Set problem :: In the listing that follows, retype every line from the first through the one containing "west)+(278,0)$) -- (ea4.north);". Pictures are to be left out.

BEGIN Source excerpt

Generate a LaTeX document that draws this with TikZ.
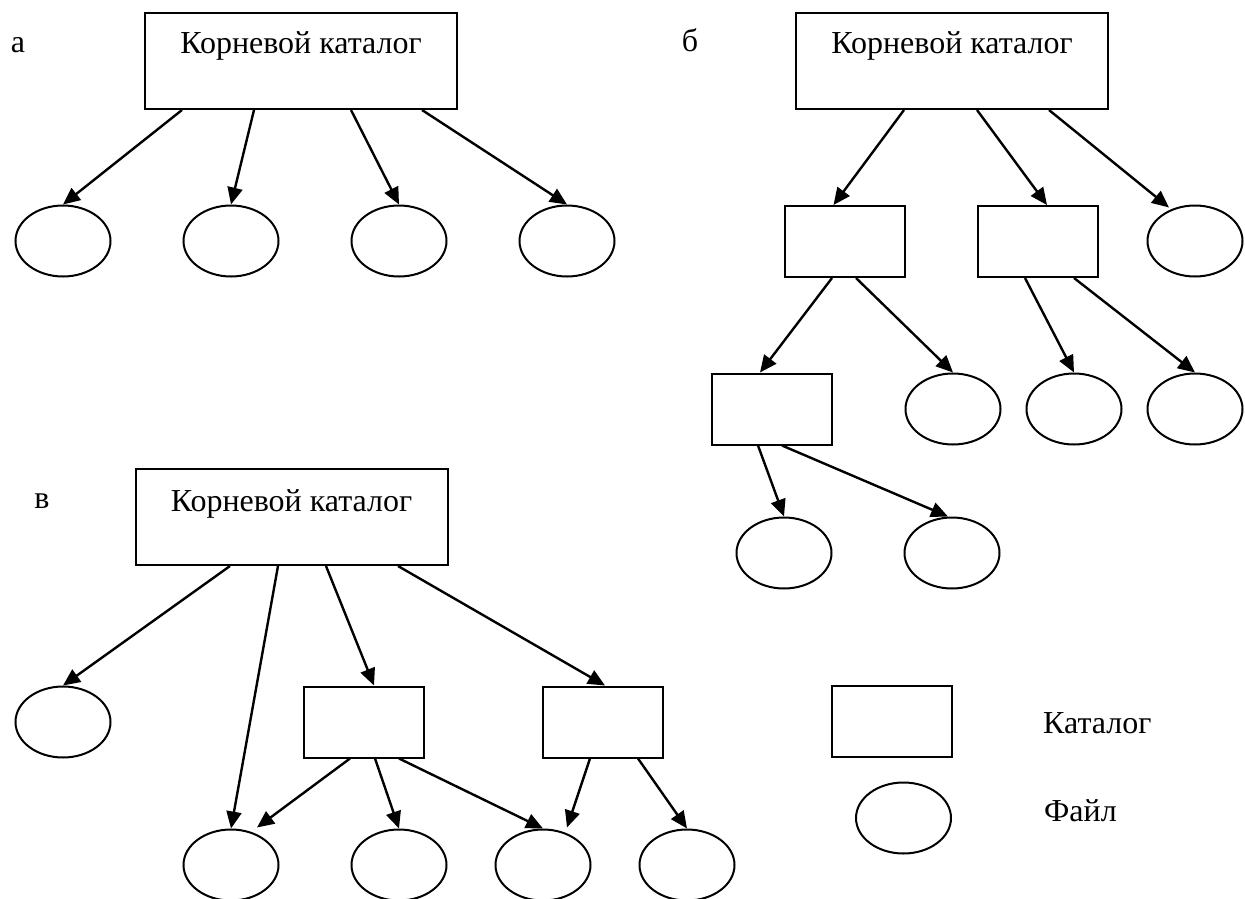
\documentclass[tikz,border=0pt]{standalone}
\usepackage{fontspec}
\setmainfont{Liberation Serif}
\usetikzlibrary{arrows.meta,calc,shapes.geometric}
\begin{document}
\begin{tikzpicture}[x=1pt,y=-1pt,
  dirbox/.style={draw,line width=2pt,rectangle,inner sep=0pt,minimum width=120pt,minimum height=71pt},
  rootbox/.style={draw,line width=2pt,rectangle,inner sep=0pt,minimum width=312pt,minimum height=96pt},
  filebox/.style={draw,line width=2pt,ellipse,inner sep=0pt,minimum width=95pt,minimum height=71pt},
  txt/.style={font=\fontsize{32}{38}\selectfont,inner sep=0pt},
  arr/.style={-{Triangle[length=17pt,width=15pt]},line width=2.4pt}]
\useasboundingbox (0,0) rectangle (1245,899);

% ---------- panel a ----------
\node[txt,anchor=base] (la) at (18,53) {а};
\node[rootbox] (ra) at (301,61) {};
\node[txt,anchor=base] (ta) at (301,54) {Корневой каталог};
\node[filebox] (ea1) at (63,241) {};
\node[filebox] (ea2) at (231,241) {};
\node[filebox] (ea3) at (399,241) {};
\node[filebox] (ea4) at (567,241) {};
\draw[arr] ($(ra.south west)+(38,0)$) -- (ea1.north);
\draw[arr] ($(ra.south west)+(110,0)$) -- (ea2.north);
\draw[arr] ($(ra.south west)+(207,0)$) -- (ea3.north);
\draw[arr] ($(ra.south west)+(278,0)$) -- (ea4.north);

% ---------- panel b ----------
\node[txt,anchor=base] (lb) at (690,52) {б};
\node[rootbox] (rb) at (952,61) {};
\node[txt,anchor=base] (tb) at (952,54) {Корневой каталог};
\node[dirbox] (rb1) at (844.5,241.5) {};
\node[dirbox] (rb2) at (1038,241.5) {};
\node[filebox] (eb1) at (1195,241) {};
\node[dirbox] (rb3) at (771.5,409) {};
\node[filebox] (eb2) at (953,409) {};
\node[filebox] (eb3) at (1074,409) {};
\node[filebox] (eb4) at (1195,409) {};
\node[filebox] (eb5) at (784,553) {};
\node[filebox] (eb6) at (952,553) {};
\draw[arr] ($(rb.south west)+(109,0)$) -- ($(rb1.north west)+(50,0)$);
\draw[arr] ($(rb.south west)+(182,0)$) -- ($(rb2.north west)+(70,0)$);
\draw[arr] ($(rb.south west)+(254,0)$) -- ($(eb1.north)+(-26,3)$);
\draw[arr] ($(rb1.south west)+(48.5,0)$) -- ($(rb3.north west)+(49.5,0)$);
\draw[arr] ($(rb1.south west)+(72.5,0)$) -- (eb2.north);
\draw[arr] ($(rb2.south west)+(48,0)$) -- (eb3.north);
\draw[arr] ($(rb2.south west)+(97,0)$) -- (eb4.north);
\draw[arr] ($(rb3.south west)+(47.5,0)$) -- (eb5.north);
\draw[arr] ($(rb3.south west)+(71.5,0)$) -- ($(eb6.north)+(-4,0)$);

% ---------- panel v ----------
\node[txt,anchor=base] (lc) at (42,508) {в};
\node[rootbox] (rc) at (291.5,517) {};
\node[txt,anchor=base] (tc) at (291.5,511) {Корневой каталог};
\node[filebox] (ec1) at (63,722) {};
\node[dirbox] (rc1) at (363.5,722) {};
\node[dirbox] (rc2) at (603,722) {};
\node[filebox] (ec2) at (231,865) {};
\node[filebox] (ec3) at (399,865) {};
\node[filebox] (ec4) at (543,865) {};
\node[filebox] (ec5) at (687,865) {};
\draw[arr] ($(rc.south west)+(95.5,0)$) -- (ec1.north);
\draw[arr] ($(rc.south west)+(143.5,0)$) -- (ec2.north);
\draw[arr] ($(rc.south west)+(191.5,0)$) -- ($(rc1.north west)+(71.5,0)$);
\draw[arr] ($(rc.south west)+(263.5,0)$) -- ($(rc2.north west)+(63,0)$);
\draw[arr] ($(rc1.south west)+(47.5,0)$) -- ($(ec2.north)+(26,-1)$);
\draw[arr] ($(rc1.south west)+(72.5,0)$) -- (ec3.north);
\draw[arr] ($(rc1.south west)+(96.5,0)$) -- (ec4.north);
\draw[arr] ($(rc2.south west)+(48,0)$) -- ($(ec4.north)+(24,-1)$);
\draw[arr] ($(rc2.south west)+(96,0)$) -- (ec5.north);

% ---------- legend ----------
\node[dirbox] (lgr) at (891.5,721.5) {};
\node[txt,anchor=base west] (lgrt) at (1043,733) {Каталог};
\node[filebox] (lge) at (903.5,818) {};
\node[txt,anchor=base west] (lget) at (1044,821) {Файл};
\end{tikzpicture}
\end{document}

END Source excerpt

Task result ::
Generate a LaTeX document that draws this with TikZ.
\documentclass[tikz,border=0pt]{standalone}
\usepackage{fontspec}
\setmainfont{Liberation Serif}
\usetikzlibrary{arrows.meta,calc,shapes.geometric}
\begin{document}
\begin{tikzpicture}[x=1pt,y=-1pt,
  dirbox/.style={draw,line width=2pt,rectangle,inner sep=0pt,minimum width=120pt,minimum height=71pt},
  rootbox/.style={draw,line width=2pt,rectangle,inner sep=0pt,minimum width=312pt,minimum height=96pt},
  filebox/.style={draw,line width=2pt,ellipse,inner sep=0pt,minimum width=95pt,minimum height=71pt},
  txt/.style={font=\fontsize{32}{38}\selectfont,inner sep=0pt},
  arr/.style={-{Triangle[length=17pt,width=15pt]},line width=2.4pt}]
\useasboundingbox (0,0) rectangle (1245,899);

% ---------- panel a ----------
\node[txt,anchor=base] (la) at (18,53) {а};
\node[rootbox] (ra) at (301,61) {};
\node[txt,anchor=base] (ta) at (301,54) {Корневой каталог};
\node[filebox] (ea1) at (63,241) {};
\node[filebox] (ea2) at (231,241) {};
\node[filebox] (ea3) at (399,241) {};
\node[filebox] (ea4) at (567,241) {};
\draw[arr] ($(ra.south west)+(38,0)$) -- (ea1.north);
\draw[arr] ($(ra.south west)+(110,0)$) -- (ea2.north);
\draw[arr] ($(ra.south west)+(207,0)$) -- (ea3.north);
\draw[arr] ($(ra.south west)+(278,0)$) -- (ea4.north);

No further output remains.